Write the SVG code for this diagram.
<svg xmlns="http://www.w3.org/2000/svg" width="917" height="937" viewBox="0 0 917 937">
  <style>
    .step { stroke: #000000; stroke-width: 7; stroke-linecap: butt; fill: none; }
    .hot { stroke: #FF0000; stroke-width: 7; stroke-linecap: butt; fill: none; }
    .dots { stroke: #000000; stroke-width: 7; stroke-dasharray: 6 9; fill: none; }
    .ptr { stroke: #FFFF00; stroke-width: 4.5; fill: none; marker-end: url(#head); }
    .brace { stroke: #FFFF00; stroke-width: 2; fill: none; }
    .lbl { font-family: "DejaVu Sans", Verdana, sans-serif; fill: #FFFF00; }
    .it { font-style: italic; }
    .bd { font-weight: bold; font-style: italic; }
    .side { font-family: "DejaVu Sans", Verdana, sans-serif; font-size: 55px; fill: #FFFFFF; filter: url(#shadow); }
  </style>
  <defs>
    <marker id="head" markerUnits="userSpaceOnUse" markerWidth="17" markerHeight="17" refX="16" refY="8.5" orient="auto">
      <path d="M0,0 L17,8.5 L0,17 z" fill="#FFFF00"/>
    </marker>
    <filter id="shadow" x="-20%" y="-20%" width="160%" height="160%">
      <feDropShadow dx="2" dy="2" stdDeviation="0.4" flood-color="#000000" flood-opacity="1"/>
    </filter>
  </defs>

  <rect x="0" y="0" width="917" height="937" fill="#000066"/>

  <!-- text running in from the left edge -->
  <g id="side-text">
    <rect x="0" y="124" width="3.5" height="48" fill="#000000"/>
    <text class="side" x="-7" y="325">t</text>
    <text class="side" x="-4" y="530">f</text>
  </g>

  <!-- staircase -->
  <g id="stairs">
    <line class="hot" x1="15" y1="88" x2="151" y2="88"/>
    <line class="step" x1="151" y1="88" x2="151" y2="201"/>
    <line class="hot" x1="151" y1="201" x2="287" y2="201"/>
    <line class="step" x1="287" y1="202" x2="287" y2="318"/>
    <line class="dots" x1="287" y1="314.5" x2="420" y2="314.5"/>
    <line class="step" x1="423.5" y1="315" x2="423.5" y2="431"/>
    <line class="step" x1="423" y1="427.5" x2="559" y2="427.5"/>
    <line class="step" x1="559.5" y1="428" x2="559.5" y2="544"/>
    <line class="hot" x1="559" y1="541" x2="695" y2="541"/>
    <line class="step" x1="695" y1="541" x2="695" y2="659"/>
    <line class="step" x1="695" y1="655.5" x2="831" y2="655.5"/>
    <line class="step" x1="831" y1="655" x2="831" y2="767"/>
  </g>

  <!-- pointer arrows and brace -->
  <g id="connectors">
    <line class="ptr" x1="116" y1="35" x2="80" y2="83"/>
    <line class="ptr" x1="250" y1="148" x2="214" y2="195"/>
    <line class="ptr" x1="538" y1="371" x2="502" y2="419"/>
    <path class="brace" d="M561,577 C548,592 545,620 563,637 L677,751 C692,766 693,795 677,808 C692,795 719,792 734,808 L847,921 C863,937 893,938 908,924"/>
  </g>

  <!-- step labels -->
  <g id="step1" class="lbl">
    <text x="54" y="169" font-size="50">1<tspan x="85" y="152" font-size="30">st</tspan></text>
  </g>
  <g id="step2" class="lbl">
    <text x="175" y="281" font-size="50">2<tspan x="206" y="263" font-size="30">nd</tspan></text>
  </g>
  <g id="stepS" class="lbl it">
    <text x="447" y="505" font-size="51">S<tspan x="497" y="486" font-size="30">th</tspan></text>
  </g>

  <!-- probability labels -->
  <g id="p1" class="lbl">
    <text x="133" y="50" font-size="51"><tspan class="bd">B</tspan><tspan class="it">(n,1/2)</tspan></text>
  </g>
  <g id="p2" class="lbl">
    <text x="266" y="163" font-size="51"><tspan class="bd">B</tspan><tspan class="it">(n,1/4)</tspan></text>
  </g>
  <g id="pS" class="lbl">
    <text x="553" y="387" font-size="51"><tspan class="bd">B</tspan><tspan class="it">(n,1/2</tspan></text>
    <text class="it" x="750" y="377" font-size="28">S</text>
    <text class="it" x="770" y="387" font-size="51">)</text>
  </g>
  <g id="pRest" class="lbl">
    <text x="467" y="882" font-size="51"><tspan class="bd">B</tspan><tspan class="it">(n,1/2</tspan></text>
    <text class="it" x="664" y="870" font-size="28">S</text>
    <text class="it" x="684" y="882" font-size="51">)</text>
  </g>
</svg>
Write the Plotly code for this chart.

——————————

• **AIM**:
Copy the material above back out, exactly as written.

• **CORRECT OUTPUT**:
Write the SVG code for this diagram.
<svg xmlns="http://www.w3.org/2000/svg" width="917" height="937" viewBox="0 0 917 937">
  <style>
    .step { stroke: #000000; stroke-width: 7; stroke-linecap: butt; fill: none; }
    .hot { stroke: #FF0000; stroke-width: 7; stroke-linecap: butt; fill: none; }
    .dots { stroke: #000000; stroke-width: 7; stroke-dasharray: 6 9; fill: none; }
    .ptr { stroke: #FFFF00; stroke-width: 4.5; fill: none; marker-end: url(#head); }
    .brace { stroke: #FFFF00; stroke-width: 2; fill: none; }
    .lbl { font-family: "DejaVu Sans", Verdana, sans-serif; fill: #FFFF00; }
    .it { font-style: italic; }
    .bd { font-weight: bold; font-style: italic; }
    .side { font-family: "DejaVu Sans", Verdana, sans-serif; font-size: 55px; fill: #FFFFFF; filter: url(#shadow); }
  </style>
  <defs>
    <marker id="head" markerUnits="userSpaceOnUse" markerWidth="17" markerHeight="17" refX="16" refY="8.5" orient="auto">
      <path d="M0,0 L17,8.5 L0,17 z" fill="#FFFF00"/>
    </marker>
    <filter id="shadow" x="-20%" y="-20%" width="160%" height="160%">
      <feDropShadow dx="2" dy="2" stdDeviation="0.4" flood-color="#000000" flood-opacity="1"/>
    </filter>
  </defs>

  <rect x="0" y="0" width="917" height="937" fill="#000066"/>

  <!-- text running in from the left edge -->
  <g id="side-text">
    <rect x="0" y="124" width="3.5" height="48" fill="#000000"/>
    <text class="side" x="-7" y="325">t</text>
    <text class="side" x="-4" y="530">f</text>
  </g>

  <!-- staircase -->
  <g id="stairs">
    <line class="hot" x1="15" y1="88" x2="151" y2="88"/>
    <line class="step" x1="151" y1="88" x2="151" y2="201"/>
    <line class="hot" x1="151" y1="201" x2="287" y2="201"/>
    <line class="step" x1="287" y1="202" x2="287" y2="318"/>
    <line class="dots" x1="287" y1="314.5" x2="420" y2="314.5"/>
    <line class="step" x1="423.5" y1="315" x2="423.5" y2="431"/>
    <line class="step" x1="423" y1="427.5" x2="559" y2="427.5"/>
    <line class="step" x1="559.5" y1="428" x2="559.5" y2="544"/>
    <line class="hot" x1="559" y1="541" x2="695" y2="541"/>
    <line class="step" x1="695" y1="541" x2="695" y2="659"/>
    <line class="step" x1="695" y1="655.5" x2="831" y2="655.5"/>
    <line class="step" x1="831" y1="655" x2="831" y2="767"/>
  </g>

  <!-- pointer arrows and brace -->
  <g id="connectors">
    <line class="ptr" x1="116" y1="35" x2="80" y2="83"/>
    <line class="ptr" x1="250" y1="148" x2="214" y2="195"/>
    <line class="ptr" x1="538" y1="371" x2="502" y2="419"/>
    <path class="brace" d="M561,577 C548,592 545,620 563,637 L677,751 C692,766 693,795 677,808 C692,795 719,792 734,808 L847,921 C863,937 893,938 908,924"/>
  </g>

  <!-- step labels -->
  <g id="step1" class="lbl">
    <text x="54" y="169" font-size="50">1<tspan x="85" y="152" font-size="30">st</tspan></text>
  </g>
  <g id="step2" class="lbl">
    <text x="175" y="281" font-size="50">2<tspan x="206" y="263" font-size="30">nd</tspan></text>
  </g>
  <g id="stepS" class="lbl it">
    <text x="447" y="505" font-size="51">S<tspan x="497" y="486" font-size="30">th</tspan></text>
  </g>

  <!-- probability labels -->
  <g id="p1" class="lbl">
    <text x="133" y="50" font-size="51"><tspan class="bd">B</tspan><tspan class="it">(n,1/2)</tspan></text>
  </g>
  <g id="p2" class="lbl">
    <text x="266" y="163" font-size="51"><tspan class="bd">B</tspan><tspan class="it">(n,1/4)</tspan></text>
  </g>
  <g id="pS" class="lbl">
    <text x="553" y="387" font-size="51"><tspan class="bd">B</tspan><tspan class="it">(n,1/2</tspan></text>
    <text class="it" x="750" y="377" font-size="28">S</text>
    <text class="it" x="770" y="387" font-size="51">)</text>
  </g>
  <g id="pRest" class="lbl">
    <text x="467" y="882" font-size="51"><tspan class="bd">B</tspan><tspan class="it">(n,1/2</tspan></text>
    <text class="it" x="664" y="870" font-size="28">S</text>
    <text class="it" x="684" y="882" font-size="51">)</text>
  </g>
</svg>
Write the Plotly code for this chart.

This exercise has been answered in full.